───── Data provided

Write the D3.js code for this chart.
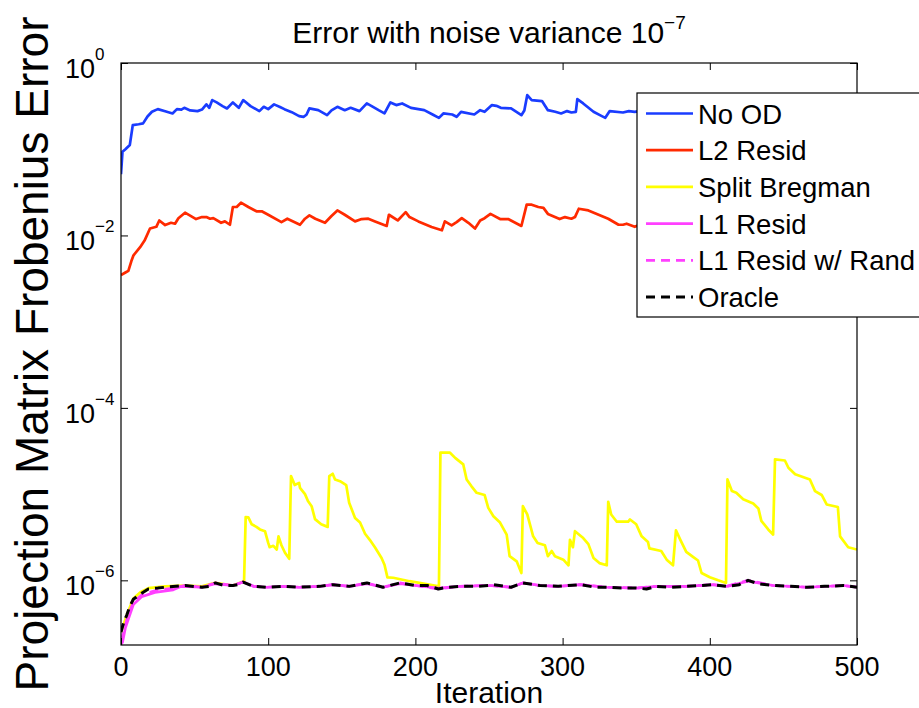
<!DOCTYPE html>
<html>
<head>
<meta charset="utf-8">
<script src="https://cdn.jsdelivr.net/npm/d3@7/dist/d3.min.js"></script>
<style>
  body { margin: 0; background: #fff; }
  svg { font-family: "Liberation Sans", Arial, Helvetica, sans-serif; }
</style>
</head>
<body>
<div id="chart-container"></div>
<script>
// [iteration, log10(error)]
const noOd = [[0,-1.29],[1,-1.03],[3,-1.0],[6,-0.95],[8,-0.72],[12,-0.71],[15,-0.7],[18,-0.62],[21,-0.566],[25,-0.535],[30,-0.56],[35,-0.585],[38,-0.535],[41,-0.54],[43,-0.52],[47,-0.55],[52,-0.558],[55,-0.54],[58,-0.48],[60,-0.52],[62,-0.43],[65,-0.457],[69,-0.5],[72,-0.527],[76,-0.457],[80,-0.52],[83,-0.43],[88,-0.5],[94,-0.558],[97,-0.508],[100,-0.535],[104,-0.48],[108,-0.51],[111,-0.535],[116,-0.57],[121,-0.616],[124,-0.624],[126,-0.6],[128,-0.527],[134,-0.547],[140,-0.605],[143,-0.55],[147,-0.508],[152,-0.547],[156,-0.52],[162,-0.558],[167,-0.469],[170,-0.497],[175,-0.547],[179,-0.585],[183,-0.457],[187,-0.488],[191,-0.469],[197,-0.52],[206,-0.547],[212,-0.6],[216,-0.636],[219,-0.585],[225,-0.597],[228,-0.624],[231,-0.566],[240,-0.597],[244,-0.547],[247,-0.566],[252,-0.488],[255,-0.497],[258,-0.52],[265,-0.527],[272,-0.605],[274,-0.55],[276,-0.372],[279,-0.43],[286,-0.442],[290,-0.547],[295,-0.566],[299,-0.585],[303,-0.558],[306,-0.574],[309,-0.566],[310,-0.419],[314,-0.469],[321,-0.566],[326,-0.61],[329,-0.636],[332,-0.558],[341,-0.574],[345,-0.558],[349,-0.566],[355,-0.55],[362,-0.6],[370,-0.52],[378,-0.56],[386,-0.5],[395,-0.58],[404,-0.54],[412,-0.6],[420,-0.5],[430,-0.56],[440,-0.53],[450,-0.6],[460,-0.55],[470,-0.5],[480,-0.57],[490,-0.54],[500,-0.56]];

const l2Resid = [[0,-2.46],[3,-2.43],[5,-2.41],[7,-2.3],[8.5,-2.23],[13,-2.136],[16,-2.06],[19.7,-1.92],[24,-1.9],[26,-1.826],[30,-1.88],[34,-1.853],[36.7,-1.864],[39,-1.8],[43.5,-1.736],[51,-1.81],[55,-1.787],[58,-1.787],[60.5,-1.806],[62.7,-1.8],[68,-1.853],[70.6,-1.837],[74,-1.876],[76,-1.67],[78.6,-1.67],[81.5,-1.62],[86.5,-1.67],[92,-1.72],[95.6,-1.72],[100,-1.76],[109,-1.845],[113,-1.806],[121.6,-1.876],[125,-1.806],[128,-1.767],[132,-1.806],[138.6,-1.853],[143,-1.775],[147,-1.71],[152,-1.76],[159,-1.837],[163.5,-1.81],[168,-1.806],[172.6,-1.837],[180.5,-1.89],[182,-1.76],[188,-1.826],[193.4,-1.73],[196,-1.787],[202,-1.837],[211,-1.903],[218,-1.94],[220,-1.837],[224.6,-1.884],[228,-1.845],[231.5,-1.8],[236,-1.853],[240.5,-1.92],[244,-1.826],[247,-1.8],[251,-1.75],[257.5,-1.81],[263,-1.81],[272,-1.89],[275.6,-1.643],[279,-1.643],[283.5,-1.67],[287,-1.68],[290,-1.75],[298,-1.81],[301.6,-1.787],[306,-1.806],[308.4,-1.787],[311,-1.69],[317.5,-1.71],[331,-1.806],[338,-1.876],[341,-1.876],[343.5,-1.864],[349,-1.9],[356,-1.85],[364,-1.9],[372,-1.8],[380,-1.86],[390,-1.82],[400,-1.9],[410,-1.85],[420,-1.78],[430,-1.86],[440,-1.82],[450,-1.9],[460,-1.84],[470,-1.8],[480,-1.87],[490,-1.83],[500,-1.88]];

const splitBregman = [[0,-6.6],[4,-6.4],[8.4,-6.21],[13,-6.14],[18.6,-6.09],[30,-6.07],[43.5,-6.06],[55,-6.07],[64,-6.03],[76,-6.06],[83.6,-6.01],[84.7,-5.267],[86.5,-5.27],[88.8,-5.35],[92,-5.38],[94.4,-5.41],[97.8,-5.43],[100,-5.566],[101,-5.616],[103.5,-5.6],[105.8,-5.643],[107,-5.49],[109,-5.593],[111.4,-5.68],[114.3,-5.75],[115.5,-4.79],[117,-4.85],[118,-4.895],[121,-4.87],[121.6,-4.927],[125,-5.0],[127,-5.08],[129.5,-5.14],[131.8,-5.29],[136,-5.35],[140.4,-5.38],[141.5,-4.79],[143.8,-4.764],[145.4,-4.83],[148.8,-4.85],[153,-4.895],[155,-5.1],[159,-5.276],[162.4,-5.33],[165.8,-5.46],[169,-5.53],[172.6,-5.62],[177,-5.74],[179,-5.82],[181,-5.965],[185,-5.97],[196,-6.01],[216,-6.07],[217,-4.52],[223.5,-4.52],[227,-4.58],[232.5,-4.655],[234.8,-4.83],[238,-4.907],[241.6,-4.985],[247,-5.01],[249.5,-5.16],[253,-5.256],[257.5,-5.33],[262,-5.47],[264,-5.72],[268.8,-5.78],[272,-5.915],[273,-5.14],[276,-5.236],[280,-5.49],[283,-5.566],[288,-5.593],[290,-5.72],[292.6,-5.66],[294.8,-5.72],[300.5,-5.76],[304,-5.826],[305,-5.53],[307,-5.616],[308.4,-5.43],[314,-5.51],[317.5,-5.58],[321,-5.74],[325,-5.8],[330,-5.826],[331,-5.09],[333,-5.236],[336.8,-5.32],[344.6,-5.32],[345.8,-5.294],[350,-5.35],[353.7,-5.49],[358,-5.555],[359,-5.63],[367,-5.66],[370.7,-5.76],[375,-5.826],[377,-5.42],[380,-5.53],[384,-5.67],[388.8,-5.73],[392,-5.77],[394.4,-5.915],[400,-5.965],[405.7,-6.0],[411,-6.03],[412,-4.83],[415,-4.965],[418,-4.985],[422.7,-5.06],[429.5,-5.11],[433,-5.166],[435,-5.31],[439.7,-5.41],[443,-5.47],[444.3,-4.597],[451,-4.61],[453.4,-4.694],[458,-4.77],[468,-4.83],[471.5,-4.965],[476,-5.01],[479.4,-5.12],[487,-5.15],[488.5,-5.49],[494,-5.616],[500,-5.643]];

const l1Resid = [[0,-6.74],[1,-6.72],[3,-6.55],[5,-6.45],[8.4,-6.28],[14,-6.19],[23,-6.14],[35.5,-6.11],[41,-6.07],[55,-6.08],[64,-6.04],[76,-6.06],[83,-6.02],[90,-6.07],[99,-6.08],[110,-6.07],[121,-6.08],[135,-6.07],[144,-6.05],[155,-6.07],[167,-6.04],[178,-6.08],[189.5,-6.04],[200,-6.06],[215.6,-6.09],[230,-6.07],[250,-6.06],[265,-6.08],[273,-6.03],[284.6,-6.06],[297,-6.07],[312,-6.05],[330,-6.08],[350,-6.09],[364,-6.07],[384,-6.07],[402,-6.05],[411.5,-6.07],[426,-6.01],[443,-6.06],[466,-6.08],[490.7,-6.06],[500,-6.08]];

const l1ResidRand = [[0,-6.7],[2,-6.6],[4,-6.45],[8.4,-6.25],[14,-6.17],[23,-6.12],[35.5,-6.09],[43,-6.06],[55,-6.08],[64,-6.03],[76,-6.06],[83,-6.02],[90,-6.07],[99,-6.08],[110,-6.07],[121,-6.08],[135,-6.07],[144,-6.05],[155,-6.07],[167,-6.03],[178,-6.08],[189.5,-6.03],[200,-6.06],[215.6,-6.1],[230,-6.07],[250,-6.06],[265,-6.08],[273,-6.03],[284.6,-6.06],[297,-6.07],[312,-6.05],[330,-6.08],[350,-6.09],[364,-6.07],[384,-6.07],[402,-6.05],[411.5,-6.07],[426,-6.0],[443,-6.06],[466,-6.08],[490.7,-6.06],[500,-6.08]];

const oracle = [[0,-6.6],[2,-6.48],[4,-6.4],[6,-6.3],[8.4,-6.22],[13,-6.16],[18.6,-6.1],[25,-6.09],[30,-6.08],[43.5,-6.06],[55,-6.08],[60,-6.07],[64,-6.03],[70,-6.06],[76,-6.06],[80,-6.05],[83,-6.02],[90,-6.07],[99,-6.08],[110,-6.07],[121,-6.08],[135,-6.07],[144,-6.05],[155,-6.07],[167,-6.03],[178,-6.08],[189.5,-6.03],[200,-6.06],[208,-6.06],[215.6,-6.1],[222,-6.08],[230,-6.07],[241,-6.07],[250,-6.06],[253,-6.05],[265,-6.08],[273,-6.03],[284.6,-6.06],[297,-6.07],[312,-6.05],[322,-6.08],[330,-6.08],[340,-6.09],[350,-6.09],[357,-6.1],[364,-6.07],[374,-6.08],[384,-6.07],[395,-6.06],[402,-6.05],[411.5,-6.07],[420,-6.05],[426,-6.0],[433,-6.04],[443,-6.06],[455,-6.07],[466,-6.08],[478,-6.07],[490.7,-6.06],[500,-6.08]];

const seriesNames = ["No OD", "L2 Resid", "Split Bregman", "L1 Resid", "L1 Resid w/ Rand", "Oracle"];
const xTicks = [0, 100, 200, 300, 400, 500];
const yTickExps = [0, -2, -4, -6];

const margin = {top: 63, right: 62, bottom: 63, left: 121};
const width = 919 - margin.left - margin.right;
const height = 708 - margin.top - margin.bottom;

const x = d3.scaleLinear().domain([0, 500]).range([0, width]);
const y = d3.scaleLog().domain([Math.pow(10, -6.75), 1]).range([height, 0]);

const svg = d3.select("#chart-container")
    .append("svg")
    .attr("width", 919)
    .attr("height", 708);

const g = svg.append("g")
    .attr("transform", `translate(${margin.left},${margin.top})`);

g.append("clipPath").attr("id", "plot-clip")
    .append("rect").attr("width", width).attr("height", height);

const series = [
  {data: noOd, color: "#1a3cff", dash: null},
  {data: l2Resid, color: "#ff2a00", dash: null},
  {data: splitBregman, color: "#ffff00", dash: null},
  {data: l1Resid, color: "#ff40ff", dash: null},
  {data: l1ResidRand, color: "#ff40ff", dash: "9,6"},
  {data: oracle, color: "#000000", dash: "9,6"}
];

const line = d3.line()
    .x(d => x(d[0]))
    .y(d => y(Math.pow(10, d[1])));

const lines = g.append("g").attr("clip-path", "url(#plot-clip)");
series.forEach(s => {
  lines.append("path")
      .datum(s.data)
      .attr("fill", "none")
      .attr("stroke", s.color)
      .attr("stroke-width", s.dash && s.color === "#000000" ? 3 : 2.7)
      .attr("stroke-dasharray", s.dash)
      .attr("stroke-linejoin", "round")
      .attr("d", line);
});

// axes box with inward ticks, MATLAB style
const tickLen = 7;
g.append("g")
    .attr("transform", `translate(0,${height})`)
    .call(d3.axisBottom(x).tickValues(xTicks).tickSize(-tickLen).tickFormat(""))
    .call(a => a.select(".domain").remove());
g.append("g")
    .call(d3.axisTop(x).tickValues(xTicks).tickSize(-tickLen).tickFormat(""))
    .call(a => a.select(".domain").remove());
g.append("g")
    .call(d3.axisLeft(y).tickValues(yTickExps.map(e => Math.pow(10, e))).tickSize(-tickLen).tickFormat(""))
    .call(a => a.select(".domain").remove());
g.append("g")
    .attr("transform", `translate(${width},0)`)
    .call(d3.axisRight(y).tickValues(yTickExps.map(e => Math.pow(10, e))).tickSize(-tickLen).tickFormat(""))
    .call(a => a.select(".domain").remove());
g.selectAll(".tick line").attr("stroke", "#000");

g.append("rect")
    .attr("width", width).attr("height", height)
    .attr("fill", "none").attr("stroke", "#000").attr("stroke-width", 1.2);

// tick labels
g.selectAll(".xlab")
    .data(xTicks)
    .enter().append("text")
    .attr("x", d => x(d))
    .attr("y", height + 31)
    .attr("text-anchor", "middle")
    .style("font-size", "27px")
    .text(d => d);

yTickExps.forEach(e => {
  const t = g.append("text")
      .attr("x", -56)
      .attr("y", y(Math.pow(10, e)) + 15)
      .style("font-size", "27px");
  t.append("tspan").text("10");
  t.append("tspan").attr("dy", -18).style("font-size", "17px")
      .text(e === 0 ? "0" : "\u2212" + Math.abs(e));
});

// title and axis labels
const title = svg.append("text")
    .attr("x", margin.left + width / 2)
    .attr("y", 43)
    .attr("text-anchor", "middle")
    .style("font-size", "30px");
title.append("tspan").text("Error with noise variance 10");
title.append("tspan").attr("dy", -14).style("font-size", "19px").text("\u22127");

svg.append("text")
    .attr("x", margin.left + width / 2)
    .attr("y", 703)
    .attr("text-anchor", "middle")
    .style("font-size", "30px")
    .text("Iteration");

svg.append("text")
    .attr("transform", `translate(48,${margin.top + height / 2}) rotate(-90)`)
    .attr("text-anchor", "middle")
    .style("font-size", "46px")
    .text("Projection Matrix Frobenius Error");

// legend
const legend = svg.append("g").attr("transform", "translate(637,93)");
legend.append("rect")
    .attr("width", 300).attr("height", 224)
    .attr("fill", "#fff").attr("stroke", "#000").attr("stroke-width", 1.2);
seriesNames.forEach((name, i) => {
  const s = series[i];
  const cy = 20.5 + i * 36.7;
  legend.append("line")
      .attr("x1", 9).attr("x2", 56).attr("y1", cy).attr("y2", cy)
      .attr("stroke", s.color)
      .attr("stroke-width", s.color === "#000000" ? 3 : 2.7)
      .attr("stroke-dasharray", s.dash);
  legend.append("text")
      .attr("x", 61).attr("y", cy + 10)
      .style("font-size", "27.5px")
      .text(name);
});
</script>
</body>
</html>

──────────
───── Data provided

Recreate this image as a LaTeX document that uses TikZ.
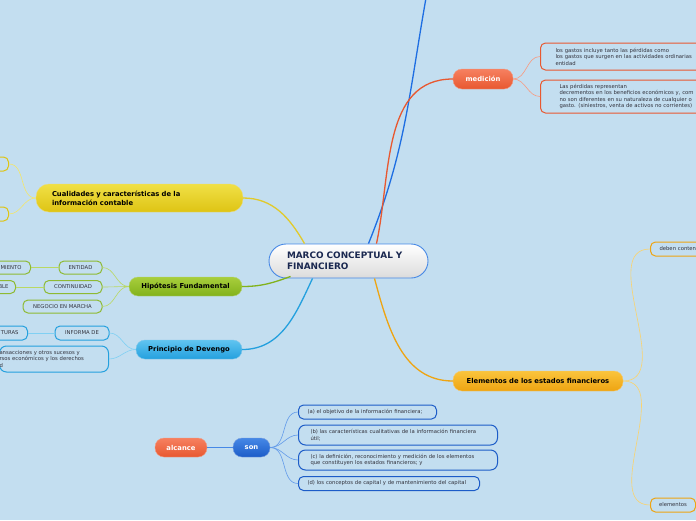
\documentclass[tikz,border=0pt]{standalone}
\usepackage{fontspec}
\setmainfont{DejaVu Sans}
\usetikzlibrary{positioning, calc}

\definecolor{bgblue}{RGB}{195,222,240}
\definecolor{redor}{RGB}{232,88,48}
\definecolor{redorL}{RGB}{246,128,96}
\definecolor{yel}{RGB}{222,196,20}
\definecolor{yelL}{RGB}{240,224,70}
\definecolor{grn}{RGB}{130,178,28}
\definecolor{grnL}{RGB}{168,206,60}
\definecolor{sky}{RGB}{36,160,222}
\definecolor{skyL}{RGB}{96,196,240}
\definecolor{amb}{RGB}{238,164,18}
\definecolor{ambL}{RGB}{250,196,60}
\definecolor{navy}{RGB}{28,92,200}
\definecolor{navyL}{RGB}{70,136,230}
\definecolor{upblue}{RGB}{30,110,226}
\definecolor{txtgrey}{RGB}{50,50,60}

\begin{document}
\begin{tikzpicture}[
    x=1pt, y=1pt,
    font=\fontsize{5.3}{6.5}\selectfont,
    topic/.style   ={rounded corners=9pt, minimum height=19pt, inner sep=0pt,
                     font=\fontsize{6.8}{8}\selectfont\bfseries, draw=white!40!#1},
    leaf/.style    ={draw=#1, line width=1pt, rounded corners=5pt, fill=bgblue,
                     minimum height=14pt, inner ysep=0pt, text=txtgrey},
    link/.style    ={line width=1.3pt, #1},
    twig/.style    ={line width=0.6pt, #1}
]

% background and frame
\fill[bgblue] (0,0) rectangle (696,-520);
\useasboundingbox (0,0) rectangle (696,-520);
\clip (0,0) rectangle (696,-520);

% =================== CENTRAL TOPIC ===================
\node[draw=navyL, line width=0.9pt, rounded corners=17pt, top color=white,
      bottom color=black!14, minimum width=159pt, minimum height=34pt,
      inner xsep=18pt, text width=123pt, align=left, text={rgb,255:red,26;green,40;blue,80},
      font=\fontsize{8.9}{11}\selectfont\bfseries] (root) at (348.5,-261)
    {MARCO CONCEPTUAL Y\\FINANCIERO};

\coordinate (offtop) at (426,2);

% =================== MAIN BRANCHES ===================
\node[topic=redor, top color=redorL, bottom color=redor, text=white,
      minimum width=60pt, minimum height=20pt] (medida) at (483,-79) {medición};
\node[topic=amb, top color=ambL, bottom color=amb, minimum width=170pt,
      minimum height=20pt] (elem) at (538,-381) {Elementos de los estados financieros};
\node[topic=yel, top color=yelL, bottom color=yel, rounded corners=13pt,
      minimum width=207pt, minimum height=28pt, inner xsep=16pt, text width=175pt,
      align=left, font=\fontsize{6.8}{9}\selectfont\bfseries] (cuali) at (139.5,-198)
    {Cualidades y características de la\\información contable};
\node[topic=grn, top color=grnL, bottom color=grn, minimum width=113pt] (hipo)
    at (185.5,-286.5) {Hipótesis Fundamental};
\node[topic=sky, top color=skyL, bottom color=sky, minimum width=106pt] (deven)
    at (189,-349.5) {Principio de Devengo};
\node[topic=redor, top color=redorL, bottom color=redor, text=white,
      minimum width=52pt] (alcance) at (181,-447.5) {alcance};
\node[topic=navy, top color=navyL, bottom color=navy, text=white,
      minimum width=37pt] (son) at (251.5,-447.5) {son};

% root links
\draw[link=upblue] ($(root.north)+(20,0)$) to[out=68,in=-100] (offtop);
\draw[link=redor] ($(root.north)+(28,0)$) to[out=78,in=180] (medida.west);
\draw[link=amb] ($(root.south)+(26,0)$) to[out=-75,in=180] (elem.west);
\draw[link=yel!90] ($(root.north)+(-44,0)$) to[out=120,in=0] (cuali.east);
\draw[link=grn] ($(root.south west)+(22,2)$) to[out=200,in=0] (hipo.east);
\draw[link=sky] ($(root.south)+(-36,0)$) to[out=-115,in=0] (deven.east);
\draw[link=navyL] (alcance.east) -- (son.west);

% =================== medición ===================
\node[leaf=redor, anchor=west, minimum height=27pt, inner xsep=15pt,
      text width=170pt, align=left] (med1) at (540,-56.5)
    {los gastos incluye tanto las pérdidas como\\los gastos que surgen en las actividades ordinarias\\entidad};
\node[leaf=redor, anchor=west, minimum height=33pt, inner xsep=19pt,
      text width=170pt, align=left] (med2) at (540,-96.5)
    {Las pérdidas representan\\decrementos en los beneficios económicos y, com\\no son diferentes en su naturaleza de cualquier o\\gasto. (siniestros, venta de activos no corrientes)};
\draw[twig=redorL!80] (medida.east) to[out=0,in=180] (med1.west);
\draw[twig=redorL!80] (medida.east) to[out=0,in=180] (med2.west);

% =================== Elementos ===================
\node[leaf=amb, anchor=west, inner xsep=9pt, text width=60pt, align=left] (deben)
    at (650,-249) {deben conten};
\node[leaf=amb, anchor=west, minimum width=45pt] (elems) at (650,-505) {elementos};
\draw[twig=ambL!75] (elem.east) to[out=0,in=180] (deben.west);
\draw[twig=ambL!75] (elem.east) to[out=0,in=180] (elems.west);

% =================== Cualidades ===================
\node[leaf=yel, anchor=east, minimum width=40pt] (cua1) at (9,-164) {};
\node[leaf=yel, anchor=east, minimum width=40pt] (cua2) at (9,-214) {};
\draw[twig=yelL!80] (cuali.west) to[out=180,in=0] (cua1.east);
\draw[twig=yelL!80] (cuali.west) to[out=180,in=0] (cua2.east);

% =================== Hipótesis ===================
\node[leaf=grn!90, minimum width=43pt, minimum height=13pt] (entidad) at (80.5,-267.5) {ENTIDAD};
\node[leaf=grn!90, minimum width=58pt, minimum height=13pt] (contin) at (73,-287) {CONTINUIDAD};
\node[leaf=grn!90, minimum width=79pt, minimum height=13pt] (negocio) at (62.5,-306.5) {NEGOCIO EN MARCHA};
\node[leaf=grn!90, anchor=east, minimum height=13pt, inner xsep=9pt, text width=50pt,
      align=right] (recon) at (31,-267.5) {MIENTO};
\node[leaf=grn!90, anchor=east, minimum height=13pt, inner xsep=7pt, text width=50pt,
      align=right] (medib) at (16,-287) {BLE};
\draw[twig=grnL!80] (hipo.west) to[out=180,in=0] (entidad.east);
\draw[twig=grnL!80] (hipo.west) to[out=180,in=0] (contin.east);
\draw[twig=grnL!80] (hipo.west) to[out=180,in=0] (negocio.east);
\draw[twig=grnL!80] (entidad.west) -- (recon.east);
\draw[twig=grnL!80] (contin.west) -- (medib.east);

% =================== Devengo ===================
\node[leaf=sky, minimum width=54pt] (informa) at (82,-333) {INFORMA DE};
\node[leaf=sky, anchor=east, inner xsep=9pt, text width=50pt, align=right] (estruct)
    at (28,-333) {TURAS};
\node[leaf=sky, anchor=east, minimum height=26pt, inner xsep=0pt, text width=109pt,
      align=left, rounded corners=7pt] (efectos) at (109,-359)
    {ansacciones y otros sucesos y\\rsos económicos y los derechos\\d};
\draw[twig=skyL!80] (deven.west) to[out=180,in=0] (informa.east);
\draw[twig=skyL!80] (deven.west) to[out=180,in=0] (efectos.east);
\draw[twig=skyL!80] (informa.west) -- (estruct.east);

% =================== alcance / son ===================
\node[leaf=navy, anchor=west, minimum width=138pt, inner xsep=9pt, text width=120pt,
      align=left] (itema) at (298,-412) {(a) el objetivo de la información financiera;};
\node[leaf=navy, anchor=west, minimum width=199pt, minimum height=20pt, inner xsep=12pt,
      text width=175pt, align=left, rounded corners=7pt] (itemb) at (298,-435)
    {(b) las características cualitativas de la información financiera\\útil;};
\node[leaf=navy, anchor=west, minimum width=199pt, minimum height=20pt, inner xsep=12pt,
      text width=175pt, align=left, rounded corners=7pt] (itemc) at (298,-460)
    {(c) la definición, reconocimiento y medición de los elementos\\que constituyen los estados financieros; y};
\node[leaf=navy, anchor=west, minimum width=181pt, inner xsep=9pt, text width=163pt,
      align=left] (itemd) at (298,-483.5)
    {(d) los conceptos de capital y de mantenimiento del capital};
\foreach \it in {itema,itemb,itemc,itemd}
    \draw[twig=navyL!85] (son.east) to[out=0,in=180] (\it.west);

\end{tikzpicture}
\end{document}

──────────

▶ [Exercise instructions] Return the material from the line containing "Recreate this image" through the line containing "(offtop) at (426,2);", exactly and in full, but without its pictures.

▶ [Solution to this task]
Recreate this image as a LaTeX document that uses TikZ.
\documentclass[tikz,border=0pt]{standalone}
\usepackage{fontspec}
\setmainfont{DejaVu Sans}
\usetikzlibrary{positioning, calc}

\definecolor{bgblue}{RGB}{195,222,240}
\definecolor{redor}{RGB}{232,88,48}
\definecolor{redorL}{RGB}{246,128,96}
\definecolor{yel}{RGB}{222,196,20}
\definecolor{yelL}{RGB}{240,224,70}
\definecolor{grn}{RGB}{130,178,28}
\definecolor{grnL}{RGB}{168,206,60}
\definecolor{sky}{RGB}{36,160,222}
\definecolor{skyL}{RGB}{96,196,240}
\definecolor{amb}{RGB}{238,164,18}
\definecolor{ambL}{RGB}{250,196,60}
\definecolor{navy}{RGB}{28,92,200}
\definecolor{navyL}{RGB}{70,136,230}
\definecolor{upblue}{RGB}{30,110,226}
\definecolor{txtgrey}{RGB}{50,50,60}

\begin{document}
\begin{tikzpicture}[
    x=1pt, y=1pt,
    font=\fontsize{5.3}{6.5}\selectfont,
    topic/.style   ={rounded corners=9pt, minimum height=19pt, inner sep=0pt,
                     font=\fontsize{6.8}{8}\selectfont\bfseries, draw=white!40!#1},
    leaf/.style    ={draw=#1, line width=1pt, rounded corners=5pt, fill=bgblue,
                     minimum height=14pt, inner ysep=0pt, text=txtgrey},
    link/.style    ={line width=1.3pt, #1},
    twig/.style    ={line width=0.6pt, #1}
]

% background and frame
\fill[bgblue] (0,0) rectangle (696,-520);
\useasboundingbox (0,0) rectangle (696,-520);
\clip (0,0) rectangle (696,-520);

% =================== CENTRAL TOPIC ===================
\node[draw=navyL, line width=0.9pt, rounded corners=17pt, top color=white,
      bottom color=black!14, minimum width=159pt, minimum height=34pt,
      inner xsep=18pt, text width=123pt, align=left, text={rgb,255:red,26;green,40;blue,80},
      font=\fontsize{8.9}{11}\selectfont\bfseries] (root) at (348.5,-261)
    {MARCO CONCEPTUAL Y\\FINANCIERO};

\coordinate (offtop) at (426,2);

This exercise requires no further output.